Regional tourism players are shaking up their marketing strategies post-Covid, predicting multi-country holidays will be traded in for slow travel in a single destination when tourism resumes.
“Multi-destination travel has always played a large role for travel in the region,” said Ruben Derksen, Exo Travel Thailand’s director of product and digital.
He cited typical 14-day itineraries from longhaul destinations taking in the cultural heritage sites of Luang Prabang in Laos, Cambodia’s Angkor Wat and Chiang Mai in Thailand before a few days on a Thai beach.
But he said while demand for multi-destination travel will prevail, the practicalities of moving from one country to another will make it unappealing to many tourists.
He added: “If countries allow vaccinated travellers to freely move between destinations, without quarantine on arrival and extensive paperwork, then the proportion of multi-destination travel could remain as it was. If not, then it’s feasible to think we’ll see a focus of travel within individual countries. People are, after all, on holiday and they won’t want to put themselves through any difficulties.”

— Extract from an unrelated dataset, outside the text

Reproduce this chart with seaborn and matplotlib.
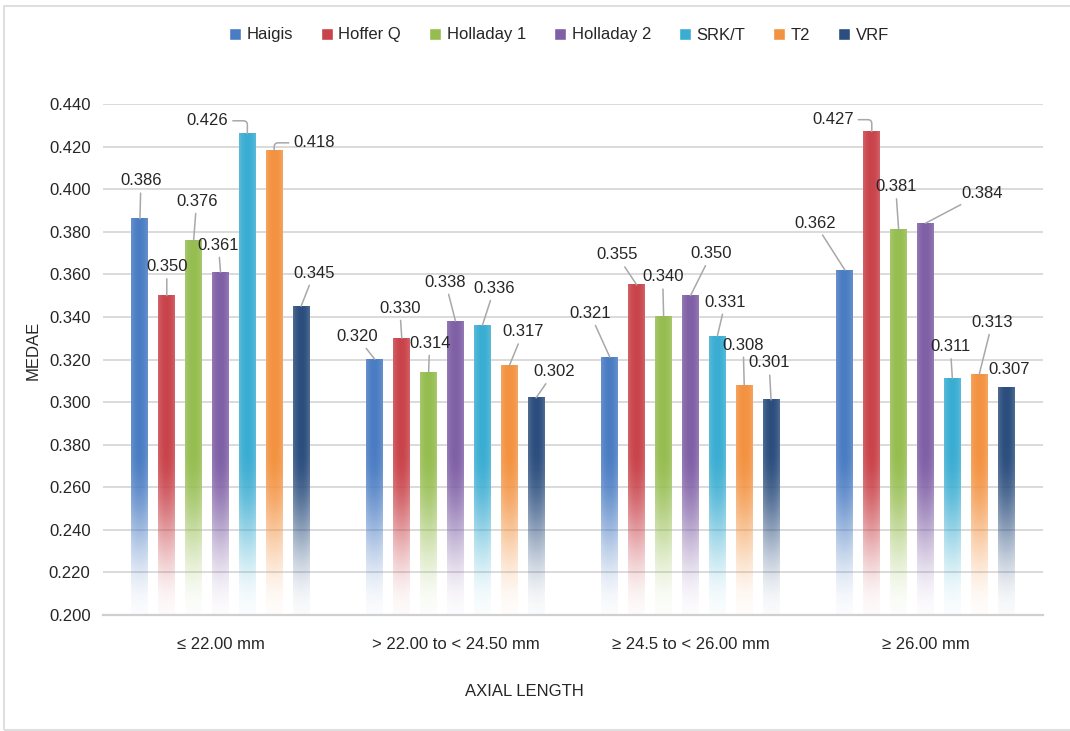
import numpy as np
import pandas as pd
import matplotlib
matplotlib.use("Agg")
import matplotlib.pyplot as plt
from matplotlib.colors import to_rgb
from matplotlib.patches import Rectangle
import seaborn as sns

# ---- data -------------------------------------------------------------
groups = ["\u2264 22.00 mm", "> 22.00 to < 24.50 mm",
          "\u2265 24.5 to < 26.00 mm", "\u2265 26.00 mm"]
formulas = ["Haigis", "Hoffer Q", "Holladay 1", "Holladay 2", "SRK/T", "T2", "VRF"]

haigis     = [0.386, 0.320, 0.321, 0.362]
hoffer_q   = [0.350, 0.330, 0.355, 0.427]
holladay_1 = [0.376, 0.314, 0.340, 0.381]
holladay_2 = [0.361, 0.338, 0.350, 0.384]
srk_t      = [0.426, 0.336, 0.331, 0.311]
t2         = [0.418, 0.317, 0.308, 0.313]
vrf        = [0.345, 0.302, 0.301, 0.307]

y_ticks = [0.200, 0.220, 0.240, 0.260, 0.280, 0.300, 0.320,
           0.340, 0.360, 0.380, 0.400, 0.420, 0.440]
y_tick_labels = ["0.200", "0.220", "0.240", "0.260", "0.380", "0.300", "0.320",
                 "0.340", "0.360", "0.380", "0.400", "0.420", "0.440"]

series = [haigis, hoffer_q, holladay_1, holladay_2, srk_t, t2, vrf]
df = pd.DataFrame(
    [(g, f, v) for f, vals in zip(formulas, series) for g, v in zip(groups, vals)],
    columns=["group", "formula", "value"],
)

# ---- styling ----------------------------------------------------------
colors = ["#4a7cc3", "#c9434a", "#95bd4f", "#7f5fa6", "#3aadd2", "#f39240", "#2b4e7e"]
text_color = "#262626"

# label placement (pixel offsets from each bar top), per group then formula
label_offsets = [
    [(1, 38), (0, 29), (3, 39), (-2, 27), (-40, 13), (40, 8), (13, 33)],
    [(-18, 23), (-2, 30), (1, 29), (-10, 39), (12, 37), (14, 34), (18, 26)],
    [(-20, 44), (-20, 30), (-1, 40), (21, 42), (8, 34), (-1, 40), (-2, 37)],
    [(-30, 47), (-39, 12), (-3, 43), (57, 30), (-2, 32), (13, 52), (3, 18)],
]
elbow_labels = {(0, 4): (1, 0.5), (0, 5): (0, 0.5), (3, 1): (1, 0.5)}
no_leader = {(3, 6)}

sns.set_theme(style="white")
plt.rcParams["font.family"] = ["Liberation Sans", "DejaVu Sans"]
plt.rcParams["text.color"] = text_color

W, H = 1070, 731
fig = plt.figure(figsize=(W / 100, H / 100), dpi=100)
ax = fig.add_axes([103 / W, 1 - 615 / H, (1043 - 103) / W, (615 - 104) / H])

sns.barplot(data=df, x="group", y="value", hue="formula", palette=colors,
            width=0.8, gap=0.37, ax=ax, errorbar=None, saturation=1)

ax.set_ylim(0.2, 0.44)
ax.set_xlim(-0.5, 3.5)
ax.set_yticks(y_ticks)
ax.set_yticklabels(y_tick_labels)
ax.tick_params(axis="both", length=0, labelsize=12, colors=text_color)
ax.tick_params(axis="y", pad=9)
ax.tick_params(axis="x", pad=16)
ax.set_xlabel("")
ax.set_ylabel("")
ax.yaxis.grid(True, color="#dadada", lw=1.4)
ax.set_axisbelow(True)
for side in ["left", "right", "top"]:
    ax.spines[side].set_visible(False)
ax.spines["bottom"].set_color("#cfcfcf")
ax.spines["bottom"].set_linewidth(1.6)

sns.move_legend(ax, "center", bbox_to_anchor=(559 / W, 1 - 35 / H),
                bbox_transform=fig.transFigure, ncol=7, frameon=False, title=None,
                fontsize=12, handlelength=0.7, handleheight=0.7,
                handletextpad=0.35, columnspacing=1.68)

# ---- bars with a soft fade towards the baseline ----------------------
slot = 0.8 / len(formulas)
bars = [p for p in ax.patches if p.get_height() > 0]
for p in bars:
    x0 = p.get_x()
    w = p.get_width()
    top = p.get_height()
    xc = x0 + w / 2
    g = int(round(xc))
    k = int(round((xc - g + 0.4) / slot - 0.5))
    rgb = np.array(to_rgb(p.get_facecolor()))

    n_y, n_x = 400, 24
    yy = np.linspace(0.2, top, n_y)
    t = np.clip((yy - 0.2) / 0.078, 0, 1)
    alpha = 0.03 + 0.97 * t * t * (3 - 2 * t)
    xx = np.linspace(-1, 1, n_x)
    light = 0.16 * xx ** 2
    img = np.zeros((n_y, n_x, 4))
    img[..., :3] = rgb[None, None, :] * (1 - light[None, :, None]) + light[None, :, None]
    img[..., 3] = alpha[:, None]
    ax.imshow(img, extent=[x0, x0 + w, 0.2, top], origin="lower",
              aspect="auto", interpolation="bilinear", zorder=2)
    p.set_visible(False)

    # value label with leader line
    dx, dy = label_offsets[g][k]
    arrow = None
    if (g, k) not in no_leader:
        arrow = dict(arrowstyle="-", color="#a8a8a8", lw=1.1, shrinkA=1, shrinkB=0)
        if (g, k) in elbow_labels:
            arrow["connectionstyle"] = "angle,angleA=0,angleB=90,rad=4"
            arrow["relpos"] = elbow_labels[(g, k)]
    ax.annotate(f"{top:.3f}", xy=(xc, top), xytext=(dx, dy),
                textcoords="offset pixels", ha="center", va="center",
                fontsize=12, color=text_color, arrowprops=arrow, zorder=4)

ax.set_xlim(-0.5, 3.5)
ax.set_ylim(0.2, 0.44)

fig.text(33 / W, 1 - 350 / H, "MEDAE", rotation=90, ha="center", va="center",
         fontsize=12, color=text_color)
fig.text(524 / W, 1 - 692 / H, "AXIAL LENGTH", ha="center", va="center",
         fontsize=12, color=text_color)

fig.add_artist(Rectangle((4 / W, 1 / H), 1.2, (729 - 5) / H, transform=fig.transFigure,
                         fill=False, ec="#dcdcdc", lw=1.3))

fig.savefig("out.png", dpi=100)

This sentiment is being felt throughout the industry, as new itineraries and marketing strategies are drawn up to sell countries as single-destination packages.
Ronni Dalhoff, managing director of Diethelm Cambodia, said slow travel will be the new norm. In addition to sticking to one country, he predicts travellers will seek to restrict their movement within the destination.
“People will want to minimise the risk of anything happening,” he remarked. “They won’t be moving around too much.”
To cater to this predicted shift in demand, Vietnam-headquartered LUX Travel DMC has launched DMCs within each of the 10 South-east Asian countries, with each seen as a single destination. Additionally, in Vietnam, it is only selling north, central or south Vietnam tours, as opposed to the usual country combinations.
Pham Ha, CEO and founder, said: “People will want to slow down and choose one destination to feel it and focus on their travel experiences. They will discover, explore, relax, indulge and immerse themselves in local culture and nature.”
Derksen said this presents the opportunity for travel operators to get creative with tours and curate itineraries that dig deep into the essence of destinations.
He added: “Slow travel is better for the environment and allows people to enjoy more time absorbing the beauty of the destinations they travel through. Hopefully, this will (encourage) them to go more in-depth in each country, and explore mind-boggling beautiful destinations.”